# What you should do
Copy out the listing that follows, exact in every word, and skip the images.

— start of Stored data —

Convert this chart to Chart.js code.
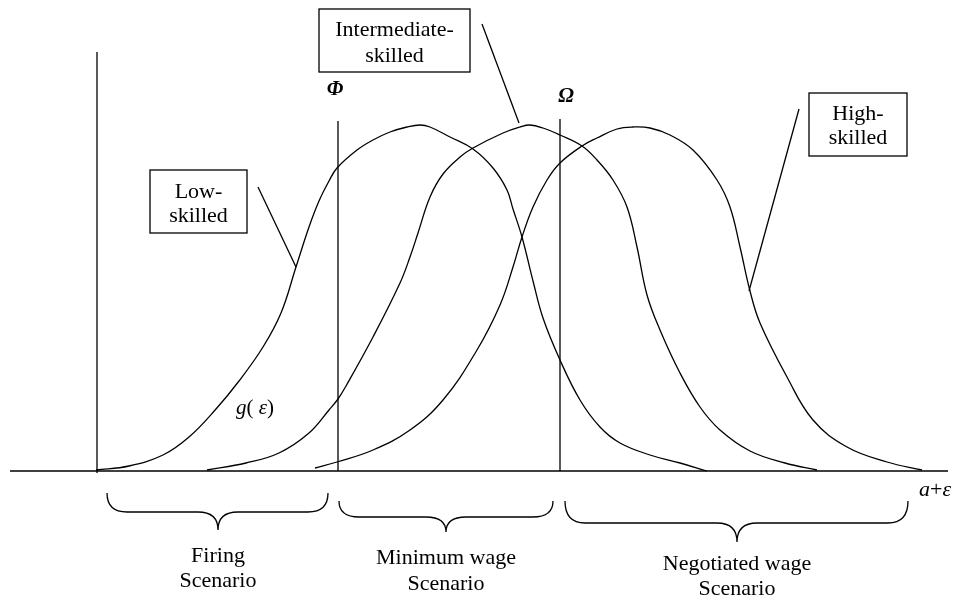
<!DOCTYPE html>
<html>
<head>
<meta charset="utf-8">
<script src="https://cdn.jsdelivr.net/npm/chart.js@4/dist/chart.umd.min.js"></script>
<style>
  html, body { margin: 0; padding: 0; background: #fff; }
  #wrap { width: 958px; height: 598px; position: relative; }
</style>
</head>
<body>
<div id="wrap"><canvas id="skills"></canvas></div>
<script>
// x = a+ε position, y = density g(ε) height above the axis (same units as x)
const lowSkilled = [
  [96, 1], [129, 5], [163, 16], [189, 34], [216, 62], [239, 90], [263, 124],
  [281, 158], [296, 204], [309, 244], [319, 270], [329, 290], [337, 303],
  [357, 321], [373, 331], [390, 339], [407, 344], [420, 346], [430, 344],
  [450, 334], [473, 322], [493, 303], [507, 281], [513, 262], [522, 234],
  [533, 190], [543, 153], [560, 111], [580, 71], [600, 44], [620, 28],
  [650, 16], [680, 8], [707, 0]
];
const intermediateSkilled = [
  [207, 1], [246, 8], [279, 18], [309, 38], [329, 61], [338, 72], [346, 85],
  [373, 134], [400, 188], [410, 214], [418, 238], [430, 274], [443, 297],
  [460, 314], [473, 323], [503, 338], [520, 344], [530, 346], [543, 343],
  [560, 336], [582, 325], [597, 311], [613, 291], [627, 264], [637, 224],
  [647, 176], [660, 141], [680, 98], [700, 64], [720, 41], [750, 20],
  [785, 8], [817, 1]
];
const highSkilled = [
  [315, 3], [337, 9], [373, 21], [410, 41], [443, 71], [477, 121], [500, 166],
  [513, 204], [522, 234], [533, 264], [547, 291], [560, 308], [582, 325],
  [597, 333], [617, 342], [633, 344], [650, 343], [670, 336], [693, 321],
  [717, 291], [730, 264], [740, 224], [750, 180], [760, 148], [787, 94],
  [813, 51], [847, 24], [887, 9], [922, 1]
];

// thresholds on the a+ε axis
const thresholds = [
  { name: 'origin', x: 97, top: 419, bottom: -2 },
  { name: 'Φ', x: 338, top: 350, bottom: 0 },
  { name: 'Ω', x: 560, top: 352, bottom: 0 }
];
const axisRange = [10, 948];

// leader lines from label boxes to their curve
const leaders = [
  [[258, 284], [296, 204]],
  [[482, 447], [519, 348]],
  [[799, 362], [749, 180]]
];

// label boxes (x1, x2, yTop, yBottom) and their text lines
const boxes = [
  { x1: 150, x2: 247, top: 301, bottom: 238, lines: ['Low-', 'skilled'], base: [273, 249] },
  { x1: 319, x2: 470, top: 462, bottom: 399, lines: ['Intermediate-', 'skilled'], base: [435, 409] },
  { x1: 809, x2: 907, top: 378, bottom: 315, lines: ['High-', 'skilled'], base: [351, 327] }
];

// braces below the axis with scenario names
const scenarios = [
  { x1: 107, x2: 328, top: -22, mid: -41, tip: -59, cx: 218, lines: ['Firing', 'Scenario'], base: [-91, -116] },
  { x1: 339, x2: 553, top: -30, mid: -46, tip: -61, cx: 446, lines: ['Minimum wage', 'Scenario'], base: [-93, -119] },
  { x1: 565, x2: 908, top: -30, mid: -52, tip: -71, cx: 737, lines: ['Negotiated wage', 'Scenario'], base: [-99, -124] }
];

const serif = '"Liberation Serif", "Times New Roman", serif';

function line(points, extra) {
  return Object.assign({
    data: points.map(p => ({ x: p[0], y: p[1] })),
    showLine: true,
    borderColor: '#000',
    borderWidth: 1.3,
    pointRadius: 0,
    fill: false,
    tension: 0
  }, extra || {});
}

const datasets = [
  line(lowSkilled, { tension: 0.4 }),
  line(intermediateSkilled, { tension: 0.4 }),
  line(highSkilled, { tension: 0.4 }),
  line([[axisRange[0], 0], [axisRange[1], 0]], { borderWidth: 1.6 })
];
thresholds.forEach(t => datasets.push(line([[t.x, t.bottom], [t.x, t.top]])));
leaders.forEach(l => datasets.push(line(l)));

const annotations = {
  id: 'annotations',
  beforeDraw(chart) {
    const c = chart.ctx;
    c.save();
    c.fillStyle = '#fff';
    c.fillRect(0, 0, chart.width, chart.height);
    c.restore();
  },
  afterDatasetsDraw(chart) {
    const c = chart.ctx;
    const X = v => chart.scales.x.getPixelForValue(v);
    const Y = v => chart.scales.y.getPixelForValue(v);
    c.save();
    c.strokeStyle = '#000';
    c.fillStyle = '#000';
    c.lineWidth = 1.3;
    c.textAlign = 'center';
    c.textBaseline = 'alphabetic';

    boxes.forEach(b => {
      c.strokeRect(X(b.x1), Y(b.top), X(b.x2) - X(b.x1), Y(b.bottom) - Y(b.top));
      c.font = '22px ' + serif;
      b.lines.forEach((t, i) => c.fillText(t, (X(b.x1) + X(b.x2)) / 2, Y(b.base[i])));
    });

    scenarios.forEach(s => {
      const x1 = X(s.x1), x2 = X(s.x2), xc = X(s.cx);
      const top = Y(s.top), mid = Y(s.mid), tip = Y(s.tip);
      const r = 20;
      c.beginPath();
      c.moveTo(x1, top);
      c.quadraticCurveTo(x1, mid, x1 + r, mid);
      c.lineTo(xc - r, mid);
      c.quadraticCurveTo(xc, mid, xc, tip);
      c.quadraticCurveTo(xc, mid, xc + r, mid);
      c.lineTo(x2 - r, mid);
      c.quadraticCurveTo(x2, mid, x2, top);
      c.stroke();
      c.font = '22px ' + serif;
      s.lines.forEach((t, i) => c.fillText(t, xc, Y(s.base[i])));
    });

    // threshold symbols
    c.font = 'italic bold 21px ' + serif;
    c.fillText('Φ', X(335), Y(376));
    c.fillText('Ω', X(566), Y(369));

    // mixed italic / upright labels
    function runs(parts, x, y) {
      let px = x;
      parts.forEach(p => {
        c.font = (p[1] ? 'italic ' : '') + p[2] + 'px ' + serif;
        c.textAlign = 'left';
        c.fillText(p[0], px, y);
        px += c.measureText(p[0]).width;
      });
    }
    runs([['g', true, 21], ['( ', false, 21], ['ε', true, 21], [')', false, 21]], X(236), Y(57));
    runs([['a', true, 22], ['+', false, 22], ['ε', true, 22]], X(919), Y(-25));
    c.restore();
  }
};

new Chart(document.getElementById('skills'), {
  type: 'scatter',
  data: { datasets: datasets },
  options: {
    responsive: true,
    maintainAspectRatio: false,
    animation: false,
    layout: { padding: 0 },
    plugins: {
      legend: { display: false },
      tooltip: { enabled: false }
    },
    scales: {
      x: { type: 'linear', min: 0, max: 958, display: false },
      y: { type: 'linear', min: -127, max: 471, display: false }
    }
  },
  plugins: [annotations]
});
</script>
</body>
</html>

— end of Stored data —

# Problem solution
Convert this chart to Chart.js code.
<!DOCTYPE html>
<html>
<head>
<meta charset="utf-8">
<script src="https://cdn.jsdelivr.net/npm/chart.js@4/dist/chart.umd.min.js"></script>
<style>
  html, body { margin: 0; padding: 0; background: #fff; }
  #wrap { width: 958px; height: 598px; position: relative; }
</style>
</head>
<body>
<div id="wrap"><canvas id="skills"></canvas></div>
<script>
// x = a+ε position, y = density g(ε) height above the axis (same units as x)
const lowSkilled = [
  [96, 1], [129, 5], [163, 16], [189, 34], [216, 62], [239, 90], [263, 124],
  [281, 158], [296, 204], [309, 244], [319, 270], [329, 290], [337, 303],
  [357, 321], [373, 331], [390, 339], [407, 344], [420, 346], [430, 344],
  [450, 334], [473, 322], [493, 303], [507, 281], [513, 262], [522, 234],
  [533, 190], [543, 153], [560, 111], [580, 71], [600, 44], [620, 28],
  [650, 16], [680, 8], [707, 0]
];
const intermediateSkilled = [
  [207, 1], [246, 8], [279, 18], [309, 38], [329, 61], [338, 72], [346, 85],
  [373, 134], [400, 188], [410, 214], [418, 238], [430, 274], [443, 297],
  [460, 314], [473, 323], [503, 338], [520, 344], [530, 346], [543, 343],
  [560, 336], [582, 325], [597, 311], [613, 291], [627, 264], [637, 224],
  [647, 176], [660, 141], [680, 98], [700, 64], [720, 41], [750, 20],
  [785, 8], [817, 1]
];
const highSkilled = [
  [315, 3], [337, 9], [373, 21], [410, 41], [443, 71], [477, 121], [500, 166],
  [513, 204], [522, 234], [533, 264], [547, 291], [560, 308], [582, 325],
  [597, 333], [617, 342], [633, 344], [650, 343], [670, 336], [693, 321],
  [717, 291], [730, 264], [740, 224], [750, 180], [760, 148], [787, 94],
  [813, 51], [847, 24], [887, 9], [922, 1]
];

// thresholds on the a+ε axis
const thresholds = [
  { name: 'origin', x: 97, top: 419, bottom: -2 },
  { name: 'Φ', x: 338, top: 350, bottom: 0 },
  { name: 'Ω', x: 560, top: 352, bottom: 0 }
];
const axisRange = [10, 948];

// leader lines from label boxes to their curve
const leaders = [
  [[258, 284], [296, 204]],
  [[482, 447], [519, 348]],
  [[799, 362], [749, 180]]
];

// label boxes (x1, x2, yTop, yBottom) and their text lines
const boxes = [
  { x1: 150, x2: 247, top: 301, bottom: 238, lines: ['Low-', 'skilled'], base: [273, 249] },
  { x1: 319, x2: 470, top: 462, bottom: 399, lines: ['Intermediate-', 'skilled'], base: [435, 409] },
  { x1: 809, x2: 907, top: 378, bottom: 315, lines: ['High-', 'skilled'], base: [351, 327] }
];

// braces below the axis with scenario names
const scenarios = [
  { x1: 107, x2: 328, top: -22, mid: -41, tip: -59, cx: 218, lines: ['Firing', 'Scenario'], base: [-91, -116] },
  { x1: 339, x2: 553, top: -30, mid: -46, tip: -61, cx: 446, lines: ['Minimum wage', 'Scenario'], base: [-93, -119] },
  { x1: 565, x2: 908, top: -30, mid: -52, tip: -71, cx: 737, lines: ['Negotiated wage', 'Scenario'], base: [-99, -124] }
];

const serif = '"Liberation Serif", "Times New Roman", serif';

function line(points, extra) {
  return Object.assign({
    data: points.map(p => ({ x: p[0], y: p[1] })),
    showLine: true,
    borderColor: '#000',
    borderWidth: 1.3,
    pointRadius: 0,
    fill: false,
    tension: 0
  }, extra || {});
}

const datasets = [
  line(lowSkilled, { tension: 0.4 }),
  line(intermediateSkilled, { tension: 0.4 }),
  line(highSkilled, { tension: 0.4 }),
  line([[axisRange[0], 0], [axisRange[1], 0]], { borderWidth: 1.6 })
];
thresholds.forEach(t => datasets.push(line([[t.x, t.bottom], [t.x, t.top]])));
leaders.forEach(l => datasets.push(line(l)));

const annotations = {
  id: 'annotations',
  beforeDraw(chart) {
    const c = chart.ctx;
    c.save();
    c.fillStyle = '#fff';
    c.fillRect(0, 0, chart.width, chart.height);
    c.restore();
  },
  afterDatasetsDraw(chart) {
    const c = chart.ctx;
    const X = v => chart.scales.x.getPixelForValue(v);
    const Y = v => chart.scales.y.getPixelForValue(v);
    c.save();
    c.strokeStyle = '#000';
    c.fillStyle = '#000';
    c.lineWidth = 1.3;
    c.textAlign = 'center';
    c.textBaseline = 'alphabetic';

    boxes.forEach(b => {
      c.strokeRect(X(b.x1), Y(b.top), X(b.x2) - X(b.x1), Y(b.bottom) - Y(b.top));
      c.font = '22px ' + serif;
      b.lines.forEach((t, i) => c.fillText(t, (X(b.x1) + X(b.x2)) / 2, Y(b.base[i])));
    });

    scenarios.forEach(s => {
      const x1 = X(s.x1), x2 = X(s.x2), xc = X(s.cx);
      const top = Y(s.top), mid = Y(s.mid), tip = Y(s.tip);
      const r = 20;
      c.beginPath();
      c.moveTo(x1, top);
      c.quadraticCurveTo(x1, mid, x1 + r, mid);
      c.lineTo(xc - r, mid);
      c.quadraticCurveTo(xc, mid, xc, tip);
      c.quadraticCurveTo(xc, mid, xc + r, mid);
      c.lineTo(x2 - r, mid);
      c.quadraticCurveTo(x2, mid, x2, top);
      c.stroke();
      c.font = '22px ' + serif;
      s.lines.forEach((t, i) => c.fillText(t, xc, Y(s.base[i])));
    });

    // threshold symbols
    c.font = 'italic bold 21px ' + serif;
    c.fillText('Φ', X(335), Y(376));
    c.fillText('Ω', X(566), Y(369));

    // mixed italic / upright labels
    function runs(parts, x, y) {
      let px = x;
      parts.forEach(p => {
        c.font = (p[1] ? 'italic ' : '') + p[2] + 'px ' + serif;
        c.textAlign = 'left';
        c.fillText(p[0], px, y);
        px += c.measureText(p[0]).width;
      });
    }
    runs([['g', true, 21], ['( ', false, 21], ['ε', true, 21], [')', false, 21]], X(236), Y(57));
    runs([['a', true, 22], ['+', false, 22], ['ε', true, 22]], X(919), Y(-25));
    c.restore();
  }
};

new Chart(document.getElementById('skills'), {
  type: 'scatter',
  data: { datasets: datasets },
  options: {
    responsive: true,
    maintainAspectRatio: false,
    animation: false,
    layout: { padding: 0 },
    plugins: {
      legend: { display: false },
      tooltip: { enabled: false }
    },
    scales: {
      x: { type: 'linear', min: 0, max: 958, display: false },
      y: { type: 'linear', min: -127, max: 471, display: false }
    }
  },
  plugins: [annotations]
});
</script>
</body>
</html>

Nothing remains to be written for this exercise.